Cedar is more expensive than pine, but will last twice as long. Don’t use treated wood; the chemicals will leech into the soil where you grow things to eat. Bad.

It isn’t wise to go more than 3 feet wide, or else it’s a bitch to reach the middle of the bed for weeding and harvesting. Length can vary based on your space; we’ve done anywhere from 6′ long to 9′ long. Every three feet or so, you’ll want to install a cross-board to keep the sides of the bed from bowing out under the pressure of the soil. Use the same 4×4″ pieces from the corners, and just secure a board underneath to join the sides.

4. Place the frames where you want your beds. Ideally on top of that flat, sunny, well-drained spot you identified before. Don’t worry if they’re not perfectly level; once you pour dirt in, they’ll say put. Unless you’re on a sloping hill, which would mean you didn’t read the first point. Leave 12-18 inches between the beds so you can walk and squat between them to water, weed, and harvest.

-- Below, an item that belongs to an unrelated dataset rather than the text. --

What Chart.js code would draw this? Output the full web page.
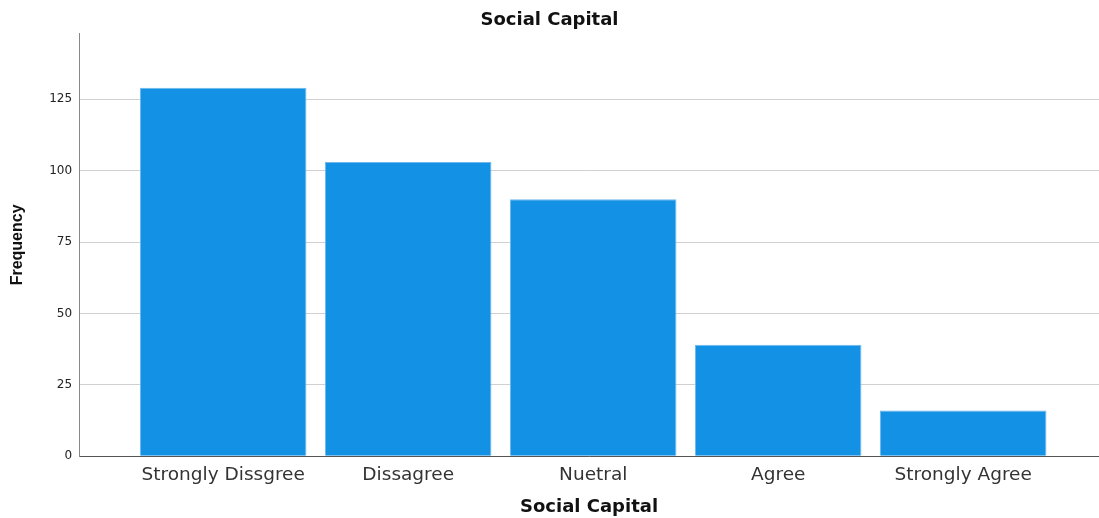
<!DOCTYPE html>
<html>
<head>
<meta charset="utf-8">
<script src="https://cdn.jsdelivr.net/npm/chart.js@4.4.1/dist/chart.umd.min.js"></script>
<style>
  html, body { margin: 0; padding: 0; background: #fff; }
</style>
</head>
<body>
<canvas id="myChart" width="1099" height="518"></canvas>
<script>
const categories = ["Strongly Dissgree", "Dissagree", "Nuetral", "Agree", "Strongly Agree"];
const frequency = [129, 103, 90, 39, 16];
const yTicks = [0, 25, 50, 75, 100, 125];

const ctx = document.getElementById("myChart").getContext('2d');
const myChart = new Chart(ctx, {
    type: 'bar',
    data: {
        datasets: [{
            label: 'Frequency',
            data: categories.map((c, i) => ({ x: i, y: frequency[i] })),
            backgroundColor: '#1391e4',
            borderColor: '#6fb8ee',
            borderWidth: 1,
            barPercentage: 0.9,
            categoryPercentage: 1.0
        }]
    },
    options: {
        responsive: false,
        animation: false,
        layout: { padding: { left: 0, right: 0, top: 0, bottom: 0 } },
        plugins: {
            legend: { display: false },
            tooltip: { enabled: false },
            title: {
                display: true,
                text: 'Social Capital',
                color: '#111',
                font: { family: 'DejaVu Sans', size: 18, weight: 'bold' },
                padding: { top: 10, bottom: 2 }
            }
        },
        scales: {
            x: {
                type: 'linear',
                offset: false,
                min: -0.779,
                max: 4.734,
                grid: { display: false, drawTicks: false },
                border: { display: true, color: '#555', width: 1 },
                afterBuildTicks: (scale) => {
                    scale.ticks = categories.map((c, i) => ({ value: i }));
                },
                ticks: {
                    autoSkip: false,
                    maxRotation: 0,
                    padding: 8,
                    color: '#333',
                    font: { family: 'DejaVu Sans', size: 18.5 },
                    callback: (v) => categories[v]
                },
                title: {
                    display: true,
                    text: 'Social Capital',
                    color: '#111',
                    font: { family: 'DejaVu Sans', size: 18, weight: 'bold' },
                    padding: { top: 2, bottom: 0 }
                }
            },
            y: {
                min: 0,
                max: 148,
                afterBuildTicks: (scale) => {
                    scale.ticks = yTicks.map(v => ({ value: v }));
                },
                grid: { color: '#d0d0d0', drawTicks: false },
                border: { display: true, color: '#888', width: 1 },
                ticks: {
                    padding: 7,
                    color: '#222',
                    font: { family: 'DejaVu Sans', size: 12 }
                },
                title: {
                    display: true,
                    text: 'Frequency',
                    color: '#111',
                    font: { family: 'Liberation Sans', size: 16, weight: 'bold' },
                    padding: { top: 8, bottom: 15 }
                }
            }
        }
    }
});
</script>
</body>
</html>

5. Fill them with dirt. A blend of 50/50 organic topsoil and mature compost is awesome if you can get it. Fill the beds to the top and mound the soil in the center by a few inches; it’ll settle once you plant and water. If you’re not planting right away, or, if you’re direct-sowing seeds, consider laying down sections of chicken wire to keep cats from using your new garden space as a litter box and squirrels from digging up garlic bulbs and onion starts to eat.

beds and pavers

Filled beds with brick border and pea gravel walkways. My sister calls them “the graves.”

6. Address the walkways. There are a few options for what to do between the beds, but all of them involve creating a walking path that will also drain heavy rainfall and keep weeds down. Crushed stone, pebbles, bricks, or pavers over landscape fabric offer the most permanent solution, but a thick layer of mulch or straw with newspaper underneath will work for one season, too. If your beds border the lawn, consider a way to make mowing easier for yourself. A line of bricks recessed into the ground makes it easy for mower wheels to run close to the beds, trimming the grass while steering clear of the bed frames.

7. That’s it, really. It’s a bit of investment in wood, soil, and path material to start, but you’ll have them for a decade or more. If you’re renting, don’t be afraid of less permanent arrangements that fit the above criteria – level, sunny, 10-12 inches deep, with access to water. It could be a grid of Rubbermaid bins, burlap sacks, untreated shipping crates, bathtubs, or a series of galvanized pails. Same difference, no shame.

tomato

A sungold cherry tomato from our Buffalo raised bed garden (pictured behind, bean pole teepees looking like Christmas trees). I didn’t take one photo of the gardens themselves last year. Duh.